[START Dataset records]
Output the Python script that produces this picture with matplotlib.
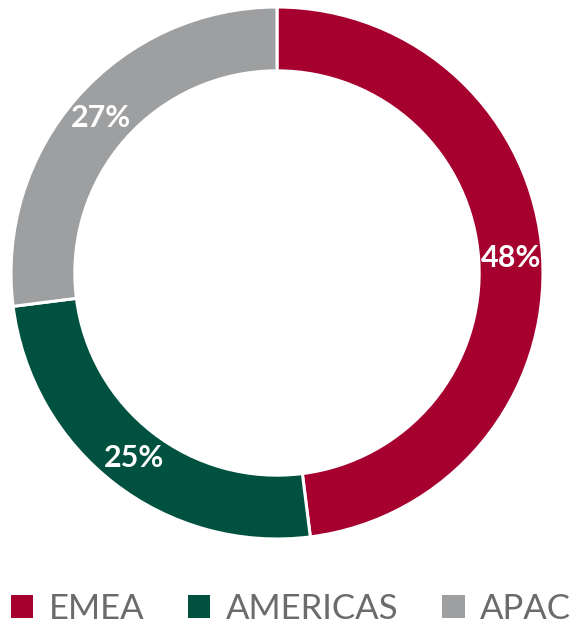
import matplotlib
matplotlib.use("Agg")
import matplotlib.pyplot as plt
from matplotlib.patches import Patch
import numpy as np

regions = ["EMEA", "AMERICAS", "APAC"]
shares = [48, 25, 27]
colors = ["#A6002F", "#00513F", "#9E9FA1"]

plt.rcParams["font.family"] = ["Lato", "DejaVu Sans"]

fig = plt.figure(figsize=(5.82, 6.28), dpi=100)
ax = fig.add_axes([11 / 582, (628 - 539) / 628, 532 / 582, 532 / 628])

wedges, _ = ax.pie(shares, colors=colors, startangle=90, counterclock=False,
                   radius=1.0, wedgeprops=dict(width=0.24, edgecolor="white", linewidth=2.2))

# percentage labels at the middle of the ring
start = 90.0
for val in shares:
    mid = np.deg2rad(start - val * 3.6 / 2)
    r = 0.88
    ax.text(r * np.cos(mid), r * np.sin(mid), f"{val}%", ha="center", va="center",
            color="white", fontsize=22, fontweight="bold")
    start -= val * 3.6

ax.set_xlim(-1, 1)
ax.set_ylim(-1, 1)
ax.set_aspect("equal")
ax.axis("off")

handles = [Patch(facecolor=c, edgecolor="none") for c in colors]
fig.legend(handles, regions, loc="center", bbox_to_anchor=(0.5, 1 - 609 / 628), ncol=3,
           frameon=False, fontsize=25, labelcolor="#6B6B6B", handlelength=0.65,
           handleheight=0.65, handletextpad=0.45, columnspacing=1.25)

fig.savefig("out.png", dpi=100)
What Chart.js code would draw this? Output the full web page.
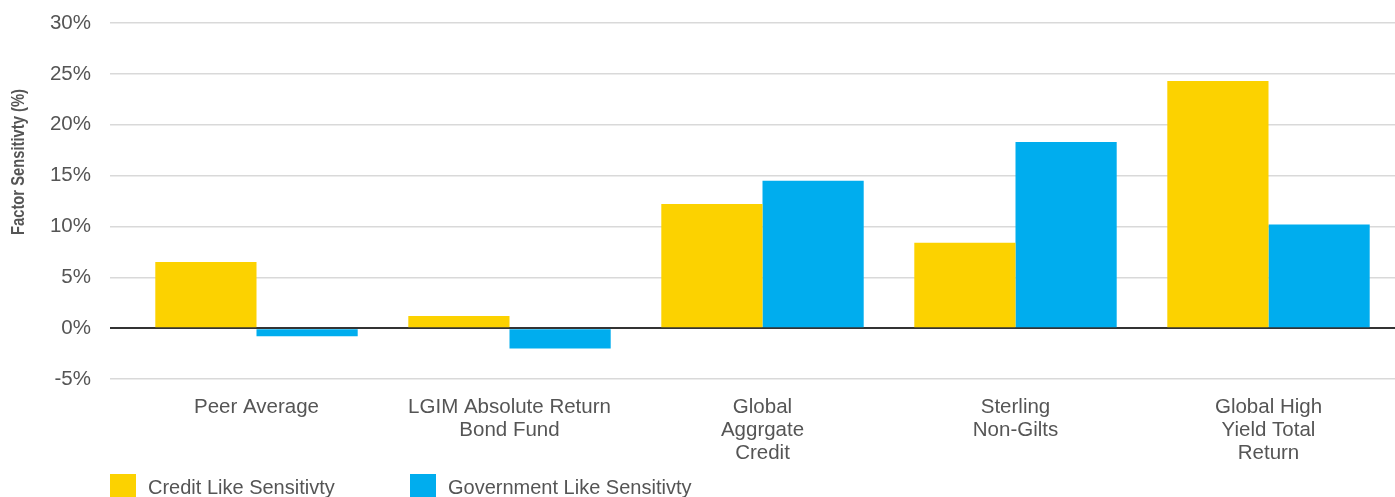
[END Dataset records]
● Exercise aim
All entries must be written out again exactly as given, with no pictures in the copy.

● Final result
Output the Python script that produces this picture with matplotlib.
import matplotlib
matplotlib.use("Agg")
import matplotlib.pyplot as plt
from matplotlib.patches import Patch
import numpy as np

regions = ["EMEA", "AMERICAS", "APAC"]
shares = [48, 25, 27]
colors = ["#A6002F", "#00513F", "#9E9FA1"]

plt.rcParams["font.family"] = ["Lato", "DejaVu Sans"]

fig = plt.figure(figsize=(5.82, 6.28), dpi=100)
ax = fig.add_axes([11 / 582, (628 - 539) / 628, 532 / 582, 532 / 628])

wedges, _ = ax.pie(shares, colors=colors, startangle=90, counterclock=False,
                   radius=1.0, wedgeprops=dict(width=0.24, edgecolor="white", linewidth=2.2))

# percentage labels at the middle of the ring
start = 90.0
for val in shares:
    mid = np.deg2rad(start - val * 3.6 / 2)
    r = 0.88
    ax.text(r * np.cos(mid), r * np.sin(mid), f"{val}%", ha="center", va="center",
            color="white", fontsize=22, fontweight="bold")
    start -= val * 3.6

ax.set_xlim(-1, 1)
ax.set_ylim(-1, 1)
ax.set_aspect("equal")
ax.axis("off")

handles = [Patch(facecolor=c, edgecolor="none") for c in colors]
fig.legend(handles, regions, loc="center", bbox_to_anchor=(0.5, 1 - 609 / 628), ncol=3,
           frameon=False, fontsize=25, labelcolor="#6B6B6B", handlelength=0.65,
           handleheight=0.65, handletextpad=0.45, columnspacing=1.25)

fig.savefig("out.png", dpi=100)
What Chart.js code would draw this? Output the full web page.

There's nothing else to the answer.